【发布时间】:2011-08-03 23:05:05
【问题描述】:
我正在尝试使用 C# 抓取网页,但是在页面加载后,它会执行一些 JavaScript,将更多元素加载到我需要抓取的 DOM 中。一个标准的抓取工具只是在加载时抓取页面的 html,并且不会获取通过 JavaScript 所做的 DOM 更改。如何添加某种功能以等待一两秒然后获取源?
这是我当前的代码:
private string ScrapeWebpage(string url, DateTime? updateDate)
{
HttpWebRequest request = null;
HttpWebResponse response = null;
Stream responseStream = null;
StreamReader reader = null;
string html = null;
try
{
//create request (which supports http compression)
request = (HttpWebRequest)WebRequest.Create(url);
request.Pipelined = true;
request.Headers.Add(HttpRequestHeader.AcceptEncoding, "gzip,deflate");
if (updateDate != null)
request.IfModifiedSince = updateDate.Value;
//get response.
response = (HttpWebResponse)request.GetResponse();
responseStream = response.GetResponseStream();
if (response.ContentEncoding.ToLower().Contains("gzip"))
responseStream = new GZipStream(responseStream,
CompressionMode.Decompress);
else if (response.ContentEncoding.ToLower().Contains("deflate"))
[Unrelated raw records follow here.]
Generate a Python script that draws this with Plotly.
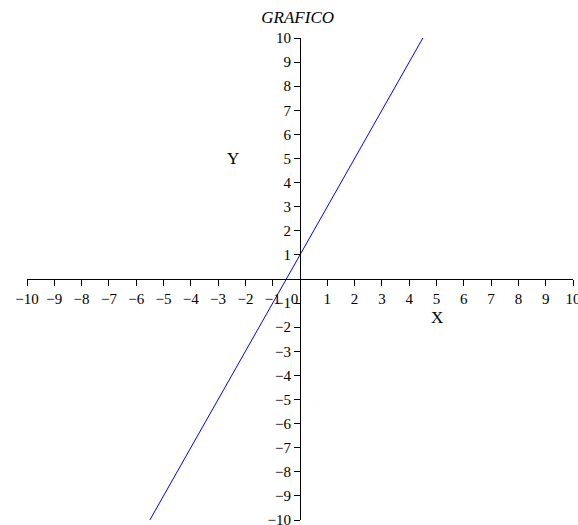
import plotly.graph_objects as go

# Line y = 2x + 1 sampled at its end points
line_x = [-5.5, 4.5]
line_y = [-10.0, 10.0]

x_ticks = list(range(-10, 11))
y_ticks = [v for v in range(-10, 11) if v != 0]

serif = "Liberation Serif, Times New Roman, serif"
nbsp = "\u00a0"

# The origin label sits just left of the vertical axis line
x_tick_text = [("0" + nbsp * 3) if v == 0 else str(v).replace("-", "\u2212") for v in x_ticks]

fig = go.Figure()
fig.add_trace(go.Scatter(x=line_x, y=line_y, mode="lines",
                         line=dict(color="#0000ff", width=1),
                         showlegend=False, hoverinfo="skip"))

axis_common = dict(
    showgrid=False, zeroline=False, showline=True, linecolor="black",
    linewidth=1, ticks="outside", ticklen=6, tickcolor="black",
    tickwidth=1, tickfont=dict(family=serif, size=15, color="black"),
    range=[-10, 10], anchor="free", position=0.5,
    ticklabeloverflow="allow", automargin=False,
)

fig.update_layout(
    width=578, height=525,
    margin=dict(l=27, r=5, t=38, b=5, autoexpand=False),
    paper_bgcolor="white", plot_bgcolor="white",
    xaxis=dict(tickvals=x_ticks, ticktext=x_tick_text, **axis_common),
    yaxis=dict(tickvals=y_ticks, **axis_common),
    title=dict(text="<i>GRAFICO</i>", x=0.515, xanchor="center",
               y=0.967, yanchor="middle",
               font=dict(family=serif, size=17, color="black")),
    annotations=[
        dict(x=5.0, y=-1.6, text="X", showarrow=False,
             font=dict(family=serif, size=17, color="black")),
        dict(x=-2.45, y=5.0, text="Y", showarrow=False,
             font=dict(family=serif, size=17, color="black")),
    ],
)

fig.write_html("out.html")
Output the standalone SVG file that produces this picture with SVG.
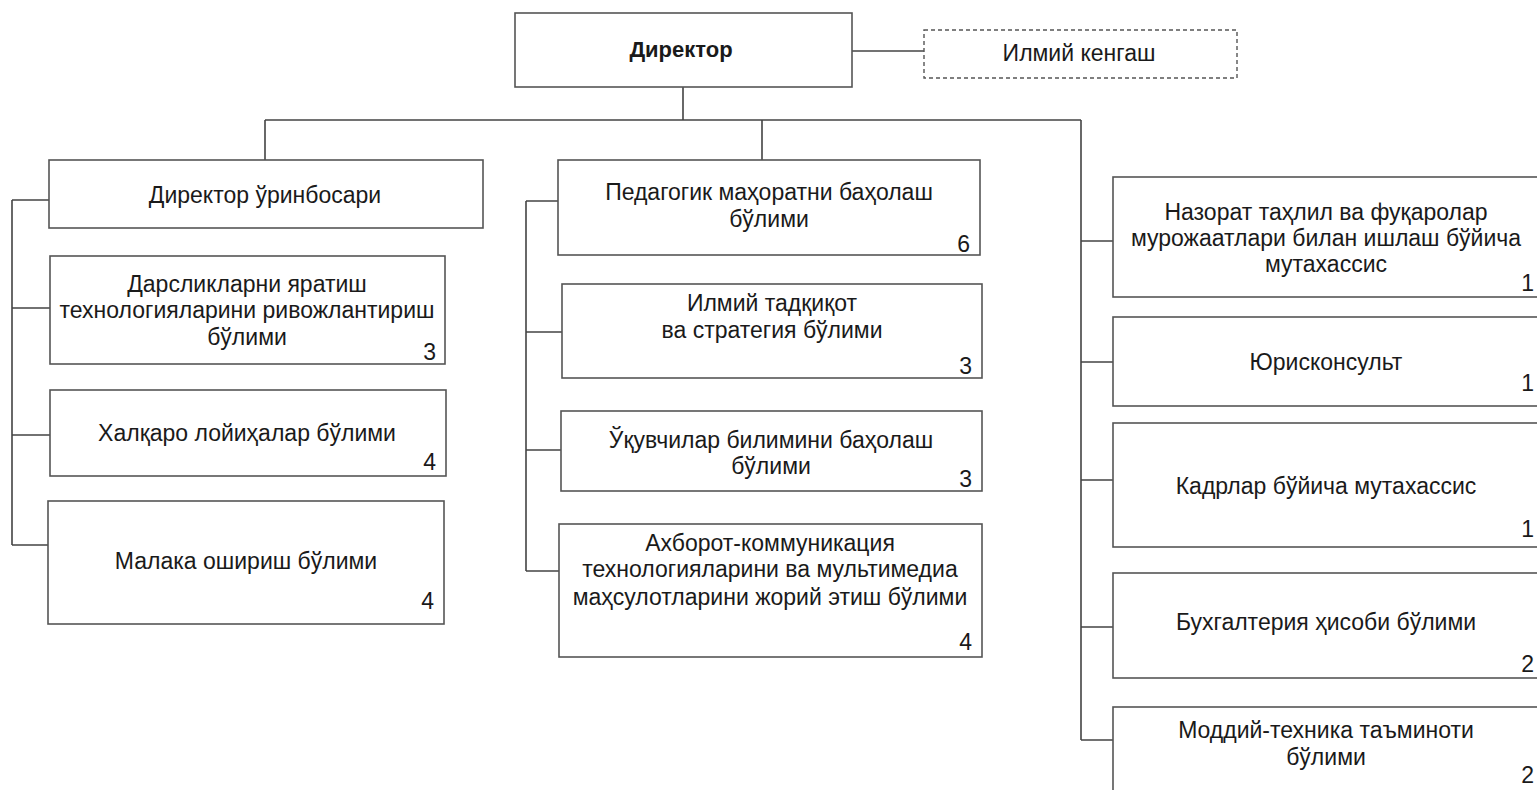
<svg xmlns="http://www.w3.org/2000/svg" width="1537" height="790" viewBox="0 0 1537 790">
<style>
.box{fill:#fff;stroke:#555;stroke-width:1.6}
.dash{fill:#fff;stroke:#555;stroke-width:1.4;stroke-dasharray:4 3}
.ln{fill:none;stroke:#444;stroke-width:1.6}
text{font-family:"Liberation Sans",Arial,sans-serif;font-size:23px;fill:#1a1a1a}
.c{text-anchor:middle}
.n{text-anchor:end}
.b{font-weight:bold;font-size:22px}
</style>
<rect width="1537" height="790" fill="#fff"/>
<g id="connectors">
<path class="ln" d="M852 51H924"/>
<path class="ln" d="M683 87V120M265 120H1081M265 120V160M762 120V160M1081 120V740"/>
<path class="ln" d="M12 200V545M12 200H49M12 308H50M12 435H50M12 545H48"/>
<path class="ln" d="M526 201V571M526 201H558M526 332H562M526 450H561M526 571H559"/>
<path class="ln" d="M1081 241H1113M1081 362H1113M1081 480H1113M1081 627H1113M1081 740H1113"/>
</g>
<g id="director"><rect class="box" x="515" y="13" width="337" height="74"/><text class="c b" x="681" y="57">Директор</text></g>
<g id="ilmiy-kengash"><rect class="dash" x="924" y="30" width="313" height="48"/><text class="c" x="1079" y="61">Илмий кенгаш</text></g>
<g id="deputy"><rect class="box" x="49" y="160" width="434" height="68"/><text class="c" x="265" y="203">Директор ўринбосари</text></g>
<g id="darslik"><rect class="box" x="50" y="256" width="395" height="108"/><text class="c" x="247" y="292">Дарсликларни яратиш<tspan x="247" dy="26">технологияларини ривожлантириш</tspan><tspan x="247" dy="27">бўлими</tspan></text><text class="n" x="436" y="360">3</text></g>
<g id="xalqaro"><rect class="box" x="50" y="390" width="396" height="86"/><text class="c" x="247" y="441">Халқаро лойиҳалар бўлими</text><text class="n" x="436" y="470">4</text></g>
<g id="malaka"><rect class="box" x="48" y="501" width="396" height="123"/><text class="c" x="246" y="569">Малака ошириш бўлими</text><text class="n" x="434" y="609">4</text></g>
<g id="pedagogik"><rect class="box" x="558" y="160" width="422" height="95"/><text class="c" x="769" y="200">Педагогик маҳоратни баҳолаш<tspan x="769" dy="27">бўлими</tspan></text><text class="n" x="970" y="252">6</text></g>
<g id="tadqiqot"><rect class="box" x="562" y="284" width="420" height="94"/><text class="c" x="772" y="311">Илмий тадқиқот<tspan x="772" dy="27">ва стратегия бўлими</tspan></text><text class="n" x="972" y="374">3</text></g>
<g id="uquvchilar"><rect class="box" x="561" y="411" width="421" height="80"/><text class="c" x="771" y="448">Ўқувчилар билимини баҳолаш<tspan x="771" dy="26">бўлими</tspan></text><text class="n" x="972" y="487">3</text></g>
<g id="axborot"><rect class="box" x="559" y="524" width="423" height="133"/><text class="c" x="770" y="551">Ахборот-коммуникация<tspan x="770" dy="26">технологияларини ва мультимедиа</tspan><tspan x="770" dy="28">маҳсулотларини жорий этиш бўлими</tspan></text><text class="n" x="972" y="650">4</text></g>
<g id="nazorat"><rect class="box" x="1113" y="177" width="430" height="120"/><text class="c" x="1326" y="220">Назорат таҳлил ва фуқаролар<tspan x="1326" dy="26">мурожаатлари билан ишлаш бўйича</tspan><tspan x="1326" dy="26">мутахассис</tspan></text><text class="n" x="1534" y="291">1</text></g>
<g id="yuriskonsult"><rect class="box" x="1113" y="317" width="430" height="89"/><text class="c" x="1326" y="370">Юрисконсульт</text><text class="n" x="1534" y="391">1</text></g>
<g id="kadrlar"><rect class="box" x="1113" y="423" width="430" height="124"/><text class="c" x="1326" y="494">Кадрлар бўйича  мутахассис</text><text class="n" x="1534" y="537">1</text></g>
<g id="buxgalteriya"><rect class="box" x="1113" y="573" width="430" height="105"/><text class="c" x="1326" y="630">Бухгалтерия ҳисоби бўлими</text><text class="n" x="1534" y="672">2</text></g>
<g id="moddiy"><rect class="box" x="1113" y="707" width="430" height="100"/><text class="c" x="1326" y="738">Моддий-техника таъминоти<tspan x="1326" dy="27">бўлими</tspan></text><text class="n" x="1534" y="783">2</text></g>
</svg>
responseStream = new DeflateStream(responseStream,
CompressionMode.Decompress);
//read html.
reader = new StreamReader(responseStream, Encoding.Default);
html = reader.ReadToEnd();
}
catch
{
throw;
}
finally
{
//dispose of objects.
request = null;
if (response != null)
{
response.Close();
response = null;
}
if (responseStream != null)
{
responseStream.Close();
responseStream.Dispose();
}
if (reader != null)
{
reader.Close();
reader.Dispose();
}
}
return html;
}
这是一个示例网址:
http://www.realtor.com/realestateandhomes-search/geneva_ny#listingType-any/pg-4
您会看到页面第一次加载时显示找到 134 个列表,然后一秒钟后显示找到 187 个属性。
【问题讨论】:
标签: c# c#-4.0 screen-scraping web-scraping